§ **THE EXERCISE**: Give back each entry unchanged, minus pictures.

§ **MATERIAL TO PROCESS**:
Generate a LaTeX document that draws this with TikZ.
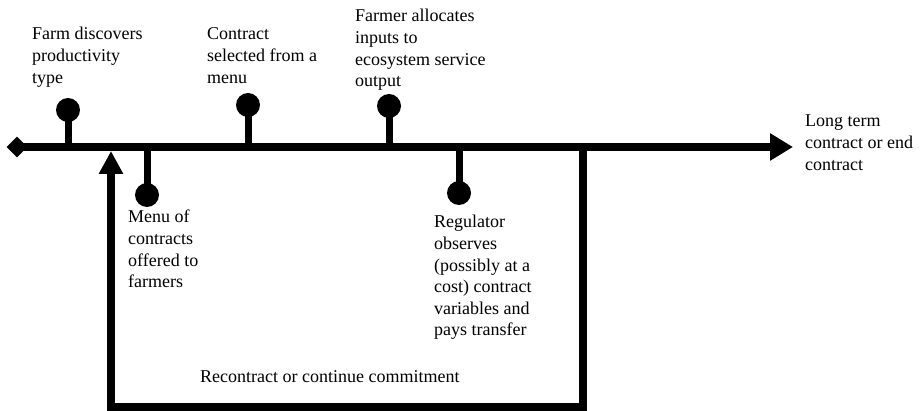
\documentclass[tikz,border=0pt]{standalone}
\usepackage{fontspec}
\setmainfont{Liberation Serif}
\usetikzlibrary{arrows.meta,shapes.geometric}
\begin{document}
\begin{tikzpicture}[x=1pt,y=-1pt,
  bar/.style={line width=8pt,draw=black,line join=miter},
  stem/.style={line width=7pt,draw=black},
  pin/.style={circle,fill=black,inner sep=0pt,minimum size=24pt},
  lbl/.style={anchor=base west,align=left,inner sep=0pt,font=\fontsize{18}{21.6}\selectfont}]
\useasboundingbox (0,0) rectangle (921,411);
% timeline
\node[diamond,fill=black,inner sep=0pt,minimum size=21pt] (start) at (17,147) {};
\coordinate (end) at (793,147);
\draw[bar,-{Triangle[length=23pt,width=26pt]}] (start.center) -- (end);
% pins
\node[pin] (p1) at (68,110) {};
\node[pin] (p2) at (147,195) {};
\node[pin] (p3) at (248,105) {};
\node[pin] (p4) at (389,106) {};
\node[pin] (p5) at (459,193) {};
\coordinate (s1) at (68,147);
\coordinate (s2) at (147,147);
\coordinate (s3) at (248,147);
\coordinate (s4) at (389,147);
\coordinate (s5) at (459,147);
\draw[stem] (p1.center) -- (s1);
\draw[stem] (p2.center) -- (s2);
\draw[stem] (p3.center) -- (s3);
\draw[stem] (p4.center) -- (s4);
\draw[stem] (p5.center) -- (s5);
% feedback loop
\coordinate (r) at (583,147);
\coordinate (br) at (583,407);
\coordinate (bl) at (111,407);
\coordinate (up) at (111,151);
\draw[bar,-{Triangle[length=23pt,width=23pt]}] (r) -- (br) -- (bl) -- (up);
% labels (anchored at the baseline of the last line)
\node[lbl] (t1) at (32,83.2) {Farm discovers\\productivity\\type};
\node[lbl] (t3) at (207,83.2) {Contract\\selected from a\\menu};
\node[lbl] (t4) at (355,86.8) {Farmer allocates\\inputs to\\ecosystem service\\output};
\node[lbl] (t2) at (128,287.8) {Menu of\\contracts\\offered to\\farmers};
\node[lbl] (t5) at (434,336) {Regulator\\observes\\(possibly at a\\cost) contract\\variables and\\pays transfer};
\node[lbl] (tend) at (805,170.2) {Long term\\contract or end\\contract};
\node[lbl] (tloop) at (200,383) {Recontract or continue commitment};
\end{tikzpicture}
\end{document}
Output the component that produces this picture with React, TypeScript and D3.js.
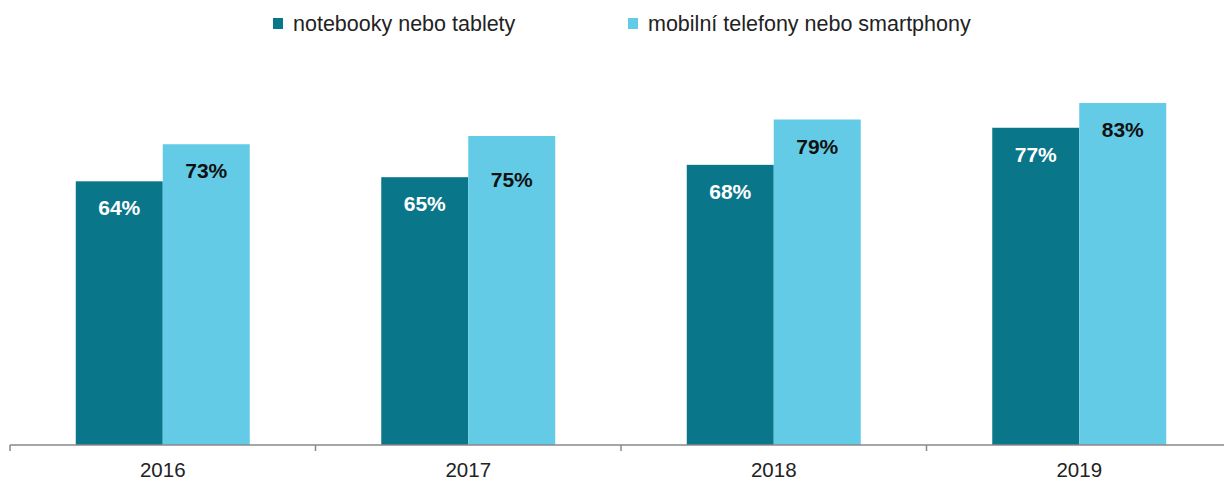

§ **RESPONSE FOR THIS EXERCISE**:
Generate a LaTeX document that draws this with TikZ.
\documentclass[tikz,border=0pt]{standalone}
\usepackage{fontspec}
\setmainfont{Liberation Serif}
\usetikzlibrary{arrows.meta,shapes.geometric}
\begin{document}
\begin{tikzpicture}[x=1pt,y=-1pt,
  bar/.style={line width=8pt,draw=black,line join=miter},
  stem/.style={line width=7pt,draw=black},
  pin/.style={circle,fill=black,inner sep=0pt,minimum size=24pt},
  lbl/.style={anchor=base west,align=left,inner sep=0pt,font=\fontsize{18}{21.6}\selectfont}]
\useasboundingbox (0,0) rectangle (921,411);
% timeline
\node[diamond,fill=black,inner sep=0pt,minimum size=21pt] (start) at (17,147) {};
\coordinate (end) at (793,147);
\draw[bar,-{Triangle[length=23pt,width=26pt]}] (start.center) -- (end);
% pins
\node[pin] (p1) at (68,110) {};
\node[pin] (p2) at (147,195) {};
\node[pin] (p3) at (248,105) {};
\node[pin] (p4) at (389,106) {};
\node[pin] (p5) at (459,193) {};
\coordinate (s1) at (68,147);
\coordinate (s2) at (147,147);
\coordinate (s3) at (248,147);
\coordinate (s4) at (389,147);
\coordinate (s5) at (459,147);
\draw[stem] (p1.center) -- (s1);
\draw[stem] (p2.center) -- (s2);
\draw[stem] (p3.center) -- (s3);
\draw[stem] (p4.center) -- (s4);
\draw[stem] (p5.center) -- (s5);
% feedback loop
\coordinate (r) at (583,147);
\coordinate (br) at (583,407);
\coordinate (bl) at (111,407);
\coordinate (up) at (111,151);
\draw[bar,-{Triangle[length=23pt,width=23pt]}] (r) -- (br) -- (bl) -- (up);
% labels (anchored at the baseline of the last line)
\node[lbl] (t1) at (32,83.2) {Farm discovers\\productivity\\type};
\node[lbl] (t3) at (207,83.2) {Contract\\selected from a\\menu};
\node[lbl] (t4) at (355,86.8) {Farmer allocates\\inputs to\\ecosystem service\\output};
\node[lbl] (t2) at (128,287.8) {Menu of\\contracts\\offered to\\farmers};
\node[lbl] (t5) at (434,336) {Regulator\\observes\\(possibly at a\\cost) contract\\variables and\\pays transfer};
\node[lbl] (tend) at (805,170.2) {Long term\\contract or end\\contract};
\node[lbl] (tloop) at (200,383) {Recontract or continue commitment};
\end{tikzpicture}
\end{document}
Output the component that produces this picture with React, TypeScript and D3.js.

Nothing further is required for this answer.